[START Supplied data]

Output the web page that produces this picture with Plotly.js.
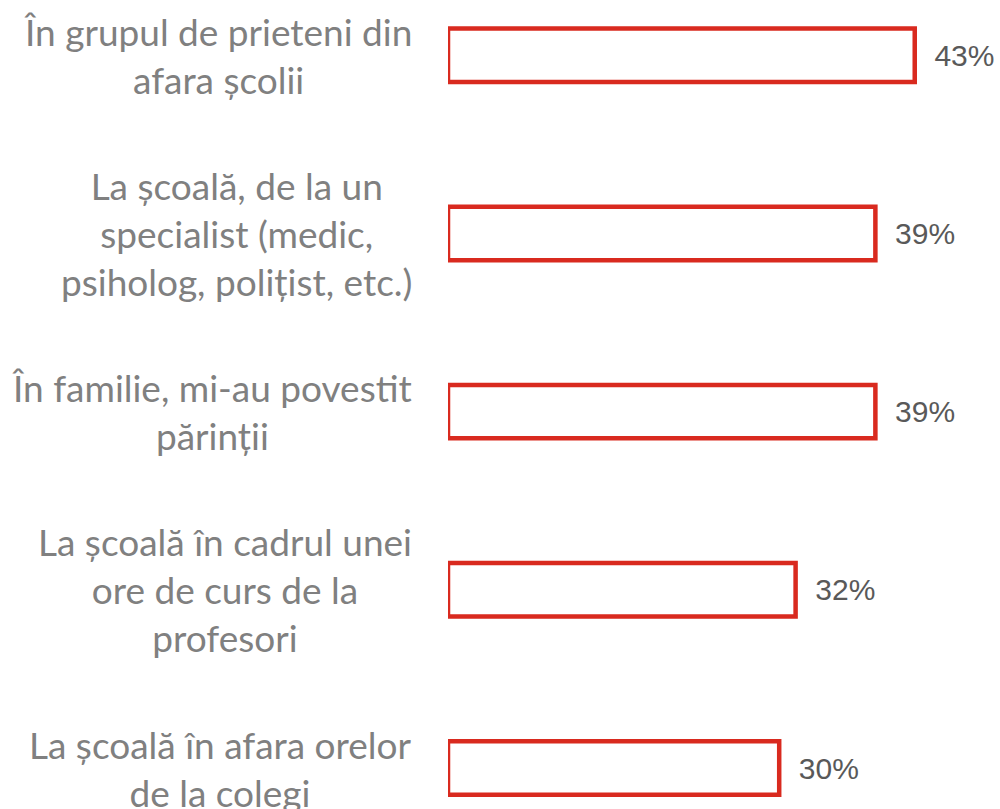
<!DOCTYPE html>
<html>
<head>
<meta charset="utf-8">
<script src="https://cdn.plot.ly/plotly-3.0.1.min.js"></script>
<style>
  html, body { margin: 0; padding: 0; background: #fff; }
  #graph { width: 1000px; height: 809px; }
</style>
</head>
<body>
<div id="graph"></div>
<script>
// categorii, de sus in jos
const categorii = [
  'În grupul de prieteni din<br>afara școlii',
  'La școală, de la un<br>specialist (medic,<br>psiholog, polițist, etc.)',
  'În familie, mi-au povestit<br>părinții',
  'La școală în cadrul unei<br>ore de curs de la<br>profesori',
  'La școală în afara orelor<br>de la colegi'
];
const procente = [42.7, 39.1, 39.1, 31.8, 30.3];

const rosu = '#d92a1f';

let bare = {
  type: 'bar',
  orientation: 'h',
  x: procente,
  y: categorii.map((c, i) => i),
  width: 0.3,
  marker: { color: '#ffffff', line: { color: rosu, width: 4.5 } },
  texttemplate: '\u00a0\u00a0%{x:.0f}%',
  textposition: 'outside',
  textfont: { family: 'Liberation Sans, Arial, sans-serif', size: 30, color: '#595959' },
  cliponaxis: false,
  hoverinfo: 'none'
};

// etichetele din stanga, centrate pe mai multe randuri
let etichete = categorii.map((c, i) => ({
  xref: 'paper', yref: 'y',
  x: 0, y: i,
  xanchor: 'right', yanchor: 'middle',
  xshift: -34,
  align: 'center',
  showarrow: false,
  text: c,
  font: { family: 'Lato, sans-serif', size: 37, color: '#808080' }
}));

let layout = {
  width: 1000,
  height: 809,
  margin: { l: 448, r: 0, t: 0, b: 0 },
  paper_bgcolor: '#ffffff',
  plot_bgcolor: '#ffffff',
  showlegend: false,
  xaxis: { range: [0, 50.5], visible: false, fixedrange: true },
  yaxis: { range: [4.23, -0.31], visible: false, fixedrange: true },
  annotations: etichete
};

Plotly.newPlot('graph', [bare], layout, { displayModeBar: false, staticPlot: true });
</script>
</body>
</html>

[END Supplied data]

▶ _Given task_
Copy out every line of the material above exactly, skipping the pictures.

▶ _Task response_
Output the web page that produces this picture with Plotly.js.
<!DOCTYPE html>
<html>
<head>
<meta charset="utf-8">
<script src="https://cdn.plot.ly/plotly-3.0.1.min.js"></script>
<style>
  html, body { margin: 0; padding: 0; background: #fff; }
  #graph { width: 1000px; height: 809px; }
</style>
</head>
<body>
<div id="graph"></div>
<script>
// categorii, de sus in jos
const categorii = [
  'În grupul de prieteni din<br>afara școlii',
  'La școală, de la un<br>specialist (medic,<br>psiholog, polițist, etc.)',
  'În familie, mi-au povestit<br>părinții',
  'La școală în cadrul unei<br>ore de curs de la<br>profesori',
  'La școală în afara orelor<br>de la colegi'
];
const procente = [42.7, 39.1, 39.1, 31.8, 30.3];

const rosu = '#d92a1f';

let bare = {
  type: 'bar',
  orientation: 'h',
  x: procente,
  y: categorii.map((c, i) => i),
  width: 0.3,
  marker: { color: '#ffffff', line: { color: rosu, width: 4.5 } },
  texttemplate: '\u00a0\u00a0%{x:.0f}%',
  textposition: 'outside',
  textfont: { family: 'Liberation Sans, Arial, sans-serif', size: 30, color: '#595959' },
  cliponaxis: false,
  hoverinfo: 'none'
};

// etichetele din stanga, centrate pe mai multe randuri
let etichete = categorii.map((c, i) => ({
  xref: 'paper', yref: 'y',
  x: 0, y: i,
  xanchor: 'right', yanchor: 'middle',
  xshift: -34,
  align: 'center',
  showarrow: false,
  text: c,
  font: { family: 'Lato, sans-serif', size: 37, color: '#808080' }
}));

let layout = {
  width: 1000,
  height: 809,
  margin: { l: 448, r: 0, t: 0, b: 0 },
  paper_bgcolor: '#ffffff',
  plot_bgcolor: '#ffffff',
  showlegend: false,
  xaxis: { range: [0, 50.5], visible: false, fixedrange: true },
  yaxis: { range: [4.23, -0.31], visible: false, fixedrange: true },
  annotations: etichete
};

Plotly.newPlot('graph', [bare], layout, { displayModeBar: false, staticPlot: true });
</script>
</body>
</html>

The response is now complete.